● Task goal: Carry none of the pictures over; write out the complete data exactly.

● Source material:
[Begin]
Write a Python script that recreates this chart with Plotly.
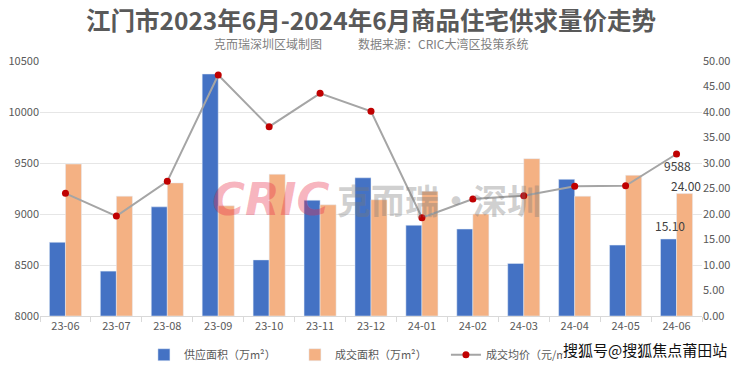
import plotly.graph_objects as go

months = ["23-06", "23-07", "23-08", "23-09", "23-10", "23-11", "23-12",
          "24-01", "24-02", "24-03", "24-04", "24-05", "24-06"]
supply = [14.45, 8.8, 21.4, 47.45, 11.0, 22.7, 27.1, 17.8, 17.05, 10.3, 26.8, 13.9, 15.10]
deal = [29.8, 23.5, 26.1, 21.6, 27.8, 21.8, 22.8, 24.45, 20.0, 30.85, 23.5, 27.6, 24.00]
price = [9203, 8980, 9320, 10363, 9856, 10183, 10007, 8964, 9147, 9180, 9271, 9277, 9588]

left_ticks = [8000, 8500, 9000, 9500, 10000, 10500]
right_ticks = [0, 5, 10, 15, 20, 25, 30, 35, 40, 45, 50]

FONT = "Noto Sans CJK SC"
TICK_COLOR = "#595959"
LABEL_FONT = dict(size=12, color="#404040", family=FONT)

fig = go.Figure()
fig.add_trace(go.Bar(
    x=months, y=supply, name="供应面积（万m²）", yaxis="y2",
    marker=dict(color="#4472C4"),
))
fig.add_trace(go.Bar(
    x=months, y=deal, name="成交面积（万m²）", yaxis="y2",
    marker=dict(color="#F4B183"),
))
fig.add_trace(go.Scatter(
    x=months, y=price, name="成交均价（元/m²）", yaxis="y",
    mode="lines+markers",
    line=dict(color="#A5A5A5", width=2),
    marker=dict(color="#C00000", size=7),
    cliponaxis=False,
))

annotations = [
    dict(text="<b>江门市2023年6月-2024年6月商品住宅供求量价走势</b>",
         xref="paper", yref="paper", x=0.5, y=1, yshift=42,
         xanchor="center", yanchor="middle", showarrow=False, borderpad=0,
         font=dict(size=24.5, color="#595959", family=FONT)),
    dict(text="克而瑞深圳区域制图\u3000\u3000\u3000数据来源：CRIC大湾区投策系统",
         xref="paper", yref="paper", x=0.5, y=1, yshift=18,
         xanchor="center", yanchor="middle", showarrow=False,
         font=dict(size=12, color="#7F7F7F", family=FONT)),
    dict(text="<b><i>CRIC</i></b>", xref="paper", yref="paper",
         x=0.257, y=0.455, xanchor="left", yanchor="middle", showarrow=False,
         font=dict(size=45, color="rgba(232,40,70,0.35)", family="DejaVu Sans")),
    dict(text="<b>克而瑞·深圳</b>", xref="paper", yref="paper",
         x=0.446, y=0.455, xanchor="left", yanchor="middle", showarrow=False,
         font=dict(size=34, color="rgba(120,120,120,0.35)", family=FONT)),
    # data labels for the last month
    dict(text=f"{supply[-1]:.2f}", x=months[-1], y=supply[-1], xref="x", yref="y2",
         xshift=-7, yanchor="bottom", yshift=3, showarrow=False, font=LABEL_FONT),
    dict(text=f"{deal[-1]:.2f}", x=months[-1], y=deal[-1], xref="x", yref="y2",
         xshift=9, yanchor="bottom", yshift=-2, showarrow=False, font=LABEL_FONT),
    dict(text=f"{price[-1]:d}", x=months[-1], y=price[-1], xref="x", yref="y",
         xshift=1, yanchor="top", yshift=-1, showarrow=False, font=LABEL_FONT),
    dict(text="搜狐号@搜狐焦点莆田站", xref="paper", yref="paper",
         x=0.7885, y=-0.133, xanchor="left", yanchor="middle", showarrow=False,
         bgcolor="white", borderpad=0,
         font=dict(size=15, color="#111111", family=FONT)),
]

fig.update_layout(
    width=732, height=357,
    margin=dict(l=32, r=38, t=53, b=49, autoexpand=False),
    paper_bgcolor="white", plot_bgcolor="white",
    font=dict(family=FONT, color=TICK_COLOR, size=11),
    barmode="group", bargap=0.37, bargroupgap=0,
    showlegend=True,
    legend=dict(orientation="h", x=0.157, xanchor="left", y=-0.095, yanchor="top",
                font=dict(size=11, color=TICK_COLOR), itemwidth=30,
                entrywidth=106, entrywidthmode="pixels",
                tracegroupgap=0, traceorder="normal"),
    xaxis=dict(
        type="category", range=[-0.5, len(months) - 0.5],
        showgrid=False, showline=True, linecolor="#D9D9D9",
        ticks="outside", tickson="boundaries", ticklen=5, tickcolor="#D9D9D9",
        tickfont=dict(size=11, color=TICK_COLOR), automargin=False,
    ),
    yaxis=dict(
        range=[8000, 10500], tickvals=left_ticks, tickformat="d", showgrid=True,
        gridcolor="#E6E6E6", gridwidth=1, zeroline=False,
        ticks="", tickfont=dict(size=11, color=TICK_COLOR),
        overlaying="y2", side="left", automargin=False,
    ),
    yaxis2=dict(
        range=[0, 50], tickvals=right_ticks, tickformat=".2f",
        showgrid=False, zeroline=False, side="right",
        tickfont=dict(size=11, color=TICK_COLOR), automargin=False,
    ),
    annotations=annotations,
)

fig.write_html("out.html")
[End]
● The answer:
Write a Python script that recreates this chart with Plotly.
import plotly.graph_objects as go

months = ["23-06", "23-07", "23-08", "23-09", "23-10", "23-11", "23-12",
          "24-01", "24-02", "24-03", "24-04", "24-05", "24-06"]
supply = [14.45, 8.8, 21.4, 47.45, 11.0, 22.7, 27.1, 17.8, 17.05, 10.3, 26.8, 13.9, 15.10]
deal = [29.8, 23.5, 26.1, 21.6, 27.8, 21.8, 22.8, 24.45, 20.0, 30.85, 23.5, 27.6, 24.00]
price = [9203, 8980, 9320, 10363, 9856, 10183, 10007, 8964, 9147, 9180, 9271, 9277, 9588]

left_ticks = [8000, 8500, 9000, 9500, 10000, 10500]
right_ticks = [0, 5, 10, 15, 20, 25, 30, 35, 40, 45, 50]

FONT = "Noto Sans CJK SC"
TICK_COLOR = "#595959"
LABEL_FONT = dict(size=12, color="#404040", family=FONT)

fig = go.Figure()
fig.add_trace(go.Bar(
    x=months, y=supply, name="供应面积（万m²）", yaxis="y2",
    marker=dict(color="#4472C4"),
))
fig.add_trace(go.Bar(
    x=months, y=deal, name="成交面积（万m²）", yaxis="y2",
    marker=dict(color="#F4B183"),
))
fig.add_trace(go.Scatter(
    x=months, y=price, name="成交均价（元/m²）", yaxis="y",
    mode="lines+markers",
    line=dict(color="#A5A5A5", width=2),
    marker=dict(color="#C00000", size=7),
    cliponaxis=False,
))

annotations = [
    dict(text="<b>江门市2023年6月-2024年6月商品住宅供求量价走势</b>",
         xref="paper", yref="paper", x=0.5, y=1, yshift=42,
         xanchor="center", yanchor="middle", showarrow=False, borderpad=0,
         font=dict(size=24.5, color="#595959", family=FONT)),
    dict(text="克而瑞深圳区域制图\u3000\u3000\u3000数据来源：CRIC大湾区投策系统",
         xref="paper", yref="paper", x=0.5, y=1, yshift=18,
         xanchor="center", yanchor="middle", showarrow=False,
         font=dict(size=12, color="#7F7F7F", family=FONT)),
    dict(text="<b><i>CRIC</i></b>", xref="paper", yref="paper",
         x=0.257, y=0.455, xanchor="left", yanchor="middle", showarrow=False,
         font=dict(size=45, color="rgba(232,40,70,0.35)", family="DejaVu Sans")),
    dict(text="<b>克而瑞·深圳</b>", xref="paper", yref="paper",
         x=0.446, y=0.455, xanchor="left", yanchor="middle", showarrow=False,
         font=dict(size=34, color="rgba(120,120,120,0.35)", family=FONT)),
    # data labels for the last month
    dict(text=f"{supply[-1]:.2f}", x=months[-1], y=supply[-1], xref="x", yref="y2",
         xshift=-7, yanchor="bottom", yshift=3, showarrow=False, font=LABEL_FONT),
    dict(text=f"{deal[-1]:.2f}", x=months[-1], y=deal[-1], xref="x", yref="y2",
         xshift=9, yanchor="bottom", yshift=-2, showarrow=False, font=LABEL_FONT),
    dict(text=f"{price[-1]:d}", x=months[-1], y=price[-1], xref="x", yref="y",
         xshift=1, yanchor="top", yshift=-1, showarrow=False, font=LABEL_FONT),
    dict(text="搜狐号@搜狐焦点莆田站", xref="paper", yref="paper",
         x=0.7885, y=-0.133, xanchor="left", yanchor="middle", showarrow=False,
         bgcolor="white", borderpad=0,
         font=dict(size=15, color="#111111", family=FONT)),
]

fig.update_layout(
    width=732, height=357,
    margin=dict(l=32, r=38, t=53, b=49, autoexpand=False),
    paper_bgcolor="white", plot_bgcolor="white",
    font=dict(family=FONT, color=TICK_COLOR, size=11),
    barmode="group", bargap=0.37, bargroupgap=0,
    showlegend=True,
    legend=dict(orientation="h", x=0.157, xanchor="left", y=-0.095, yanchor="top",
                font=dict(size=11, color=TICK_COLOR), itemwidth=30,
                entrywidth=106, entrywidthmode="pixels",
                tracegroupgap=0, traceorder="normal"),
    xaxis=dict(
        type="category", range=[-0.5, len(months) - 0.5],
        showgrid=False, showline=True, linecolor="#D9D9D9",
        ticks="outside", tickson="boundaries", ticklen=5, tickcolor="#D9D9D9",
        tickfont=dict(size=11, color=TICK_COLOR), automargin=False,
    ),
    yaxis=dict(
        range=[8000, 10500], tickvals=left_ticks, tickformat="d", showgrid=True,
        gridcolor="#E6E6E6", gridwidth=1, zeroline=False,
        ticks="", tickfont=dict(size=11, color=TICK_COLOR),
        overlaying="y2", side="left", automargin=False,
    ),
    yaxis2=dict(
        range=[0, 50], tickvals=right_ticks, tickformat=".2f",
        showgrid=False, zeroline=False, side="right",
        tickfont=dict(size=11, color=TICK_COLOR), automargin=False,
    ),
    annotations=annotations,
)

fig.write_html("out.html")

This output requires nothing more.